First person present can be a difficult beast to master, and yet most new writers inexplicably choose this POV for their stories.

I see her there, she is lovely. “Hello,” I say.

The reason it’s difficult is because the narrator is dealing with the present only, and cannot possibly know the future, and therefore cannot indicate to the reader what may happen, nor describe past events. And because it’s present tense, it’s also very easy to slip into past tense in the middle of a paragraph or within dialogue. For example:

I know what I want to say to him, but I can’t find the words. (Present tense).

He looks at me. (Present tense). He frowned. (Past tense)

‘Look, John, it’s not working,’ I said. (Past tense)

See how easy it is to slip from one tense to another? Just a few words can change the whole thing.
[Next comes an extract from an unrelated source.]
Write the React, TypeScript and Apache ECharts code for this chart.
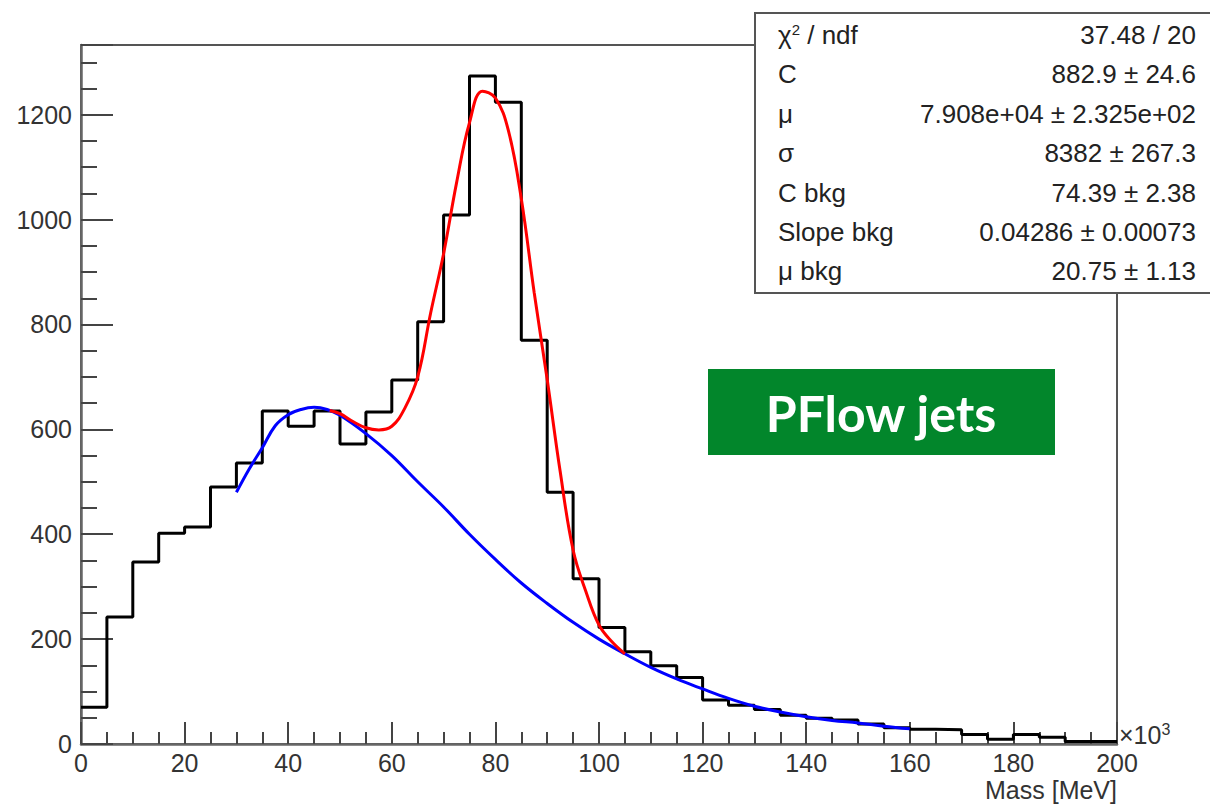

Readers won’t notice so much because they’re not out to pick tiny errors like this, but editors do look for them, and you should try to discipline yourself to watch out for them too.

I would advocate first person past tense to new writers, more so in short stories, to create a sense of immediacy, but remember that by using first person you can’t observe everything (as narrator) because the character can’t. (But you can in third person).


Third Person POV and Tenses

Third person POV can be limited and unlimited. Limited means you stick with one character throughout the story without changing to other characters. Unlimited means you can switch point of view from one character to another in new scene or chapter.

Third person past tense is the most common form of storytelling. The story has already happened and the narrator is telling us about it. This past tense offers a great deal of scope for description, narrative and dialogue in terms of depth and range (unlike the limited, distended first person POV), and by offering diversification, you’re able to explore inner thoughts of different characters, describe action from a subjective point of view (rather than the limited I did this, I saw her do that of first person). You can move around freely within the dimension of your novel/story, just like a movie.

Third person present tense is less common and makes for a stilted, awkward read. For instance, ‘Mike goes to the diner to meet Jenny. He crosses the road, aware of speed of the cars and thinks at the back of his mind...’

This reads more like a stage/movie script, which is fine, but doesn’t work so well for fiction. It has immediacy, but it leaves little room for scope to explore.

As with all writing, which POV you choose and how you write is entirely up to you, the writer, but it’s worth looking at the different viewpoints to see which one works best for you and, more importantly, which one works for the story.


Next week: Writing styles

1 comment:

  1. I write in third person present all the time and it is not stilted. That's a very broad generalization.